D Royce Sadler’s classic article encouraged teachers to help students to self-monitor: to understand what they need to do and work towards achieving it, monitoring the quality of their work as they complete it. Sadler noted how hard it is to convey teachers “guild knowledge” of what a good piece of work looks like to students. He argued that: “The indispensable conditions for improvement are that the student comes to hold a concept of quality roughly similar to that held by the teacher, is able to monitor continuously the quality of what is being produced during the act of production itself, and has a repertoire of alternative moves or strategies from which to draw at any given point. In other words, students have to be able to judge the quality of what they are producing and be able to regulate what they are doing during the doing of it.” Sadler noted two ways to show students what a good piece of work looks like: “descriptive statements and exemplars. While neither of these is sufficient in itself, a combination of verbal descriptions and associated exemplars provides a practical and efficient means of externalising a reference level.” He also argued that students could better understand how to improve their work if they had the chance to evaluate work themselves.
About the same time, Herbert Simon was testing how powerful worked examples can be. His curiosity was piqued by incidents like this: “A student who was late for class missed the lecture . . . but at the end of the class looked at the problems worked by another student. When the tardy student was tested, we were surprised to see that he worked the test problems correctly. Apparently he had learned by studying the worked-out examples. How generalisable is the result? How efficient is the process?” Simon and Xinming Zhu found that students who received worked examples learned more accurately and quickly than through “conventional learning” – probably, they argued, because students are attending to learning more closely when concentrating on examples and trying to identify what makes them effective.
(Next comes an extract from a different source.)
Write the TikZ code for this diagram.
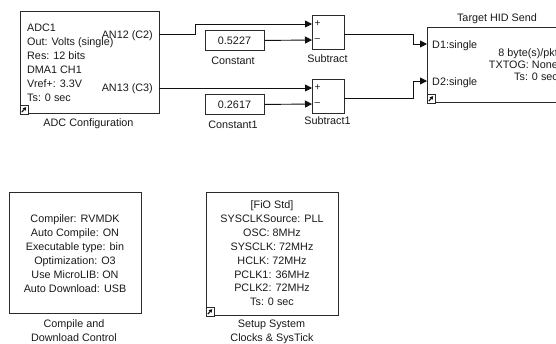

A more recent review captures the findings of a range of studies since then that have tested how much of a difference worked examples and explanations of them make. The reviewers noted: “Although asking learners to study worked examples has been shown to be an effective means of instruction, successful learning from worked examples does not always occur naturally. For example, learners often simply acknowledge the information presented in worked examples without striving towards a deeper understanding. Therefore, learners usually need help to process the worked examples effectively.” The researchers saw three components of using worked examples with students:
• Formulating a problem
• Examining steps to complete the problem – possibly missing some out and asking students to complete these steps themselves
• Sharing a final, correct answer with students
The researchers found that the additional explanation teachers offer didn’t make a huge difference to how much students got from the examples they saw: the key thing was getting students thinking hard about the examples, not the words that teachers added, perhaps simply by asking students to formulate their own explanations for why a worked example worked.